V. Appellant insists the court erred in giving Instruction 1 on behalf of plaintiff, which authorized a recovery if the defendant's agents, servants and employees in charge of and operating and managing the engine and cars saw plaintiff and his peril and danger, and became aware thereof in time, by the exercise of ordinary care, to have avoided injuring him, and failed to exercise ordinary care and negligently ran said cars against the car upon which the plaintiff was preparing the coupler, without any warning or signal, with great and unusual force, and plaintiff was thereby injured. Appellant says that there is no evidence that more than one of defendant's agents, servants and employees had such knowledge. While it is true that the evidence connected only defendant's brakeman Bill Crass with actual knowledge of plaintiff's presence in a place of peril, yet substantially the same form of instruction was approved in Hall v.
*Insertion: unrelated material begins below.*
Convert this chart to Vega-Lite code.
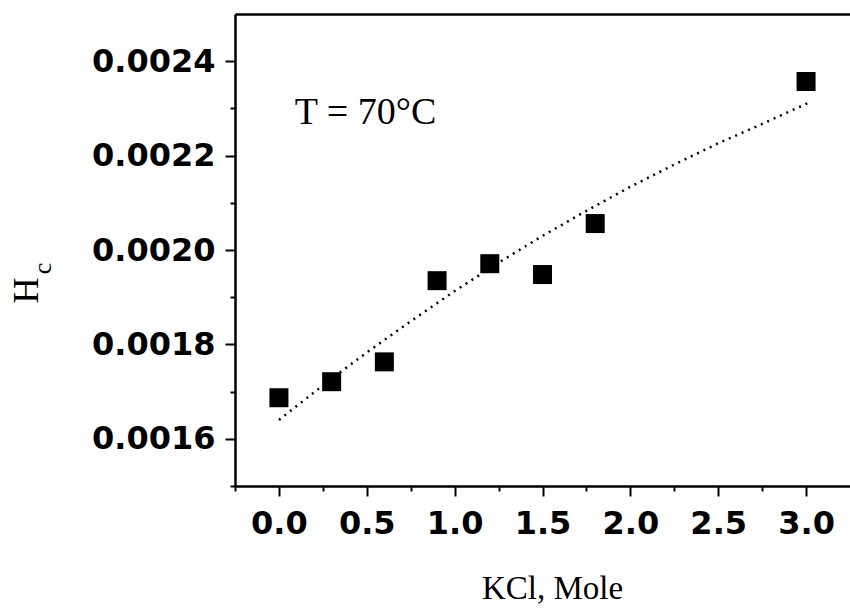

Railroad, 219 Mo. 553. In that case the question was whether the engineer and brakeman had actual knowledge of plaintiff's peril. We held that the engineer did not have, but that the brakeman had such knowledge, and that the brakeman's negligence was properly submitted under such an instruction. This exception is also ruled against appellant.
VI. Appellant claims that the verdict was excessive. It appears to us that this objection is well taken. At the time plaintiff lost his right arm as a result of this injury he was twenty-one years of age, and had previously been earning about $100 a month. A judgment of $10,000 would have been more in line with the injury sustained. If within ten days from this date respondent will enter a remittitur of $2,000 as of the judgment date, the judgment will stand affirmed in the sum of $10,000; otherwise, the judgment will be reversed and the case remanded for a new trial.
All concur, except Graves, J., absent.